The group got him out of the car and punched him repeatedly before checking his pockets to rob him. The co-defendants said the attack had stopped, and Mr. Mohamed was sitting in the grass, asking them not to hit him anymore.

That’s when, they said, Mr. Russell attacked Mr. Mohamed again — kicking him repeatedly in the head. They said the victim was lying on the ground, unconscious. He died three days later from severe head trauma.

Defense attorney T. Brent McCune said the verdict was logical.

"It was a robbery, and the evidence was pretty clear on that."
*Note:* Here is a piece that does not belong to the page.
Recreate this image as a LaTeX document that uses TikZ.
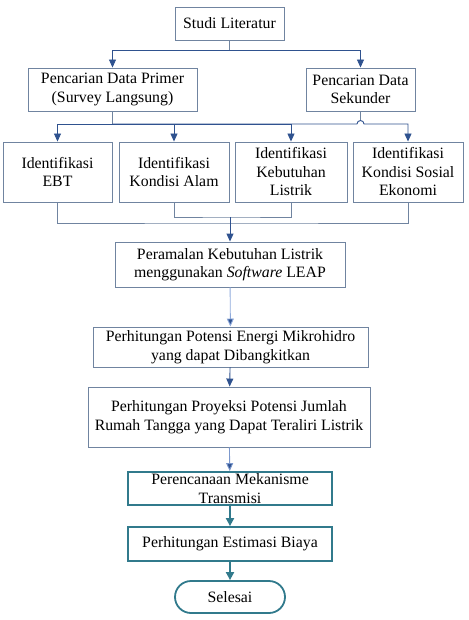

Under Pennsylvania law, if a person is killed during the commission of a felony such as robbery it is second-degree murder, which carries a penalty of life in prison without parole.

Mr. Russell will be sentenced on Feb. 18.

Nuru Pembeni, Mr. Mohamed's brother who lives in Milwaukee, attended much of the trial with his nephew and Mr. Mohamed's brother-in-law.

Even with the verdict, he and his family still can't understand why his brother was killed.

"Until today, we still are wondering how this happened to him," he said. "We're still kind of shocked."

The men said that they are from Somalia, but also spent several years in Kenya trying to get permission to come to the United States to build a better life and be able to support their families still in Africa.

"We worked so hard to come here for peace," Mr. Pembeni said. "It looks like we're still not getting peace. We were seeing the same thing here in the U.S.A. as we were there. That kind of hurts."

Mr. Mohamed has one child still in Africa and another in the U.S. After coming to the United States, he lived in New York for a period and returned to Pittsburgh just months before he was killed.

He spent weekends as a private teacher for children in the Muslim community, his nephew, Hassani Mugoya said.

"He was a man who loved everybody," Mr. Pembeni said. "He was a hard-working man."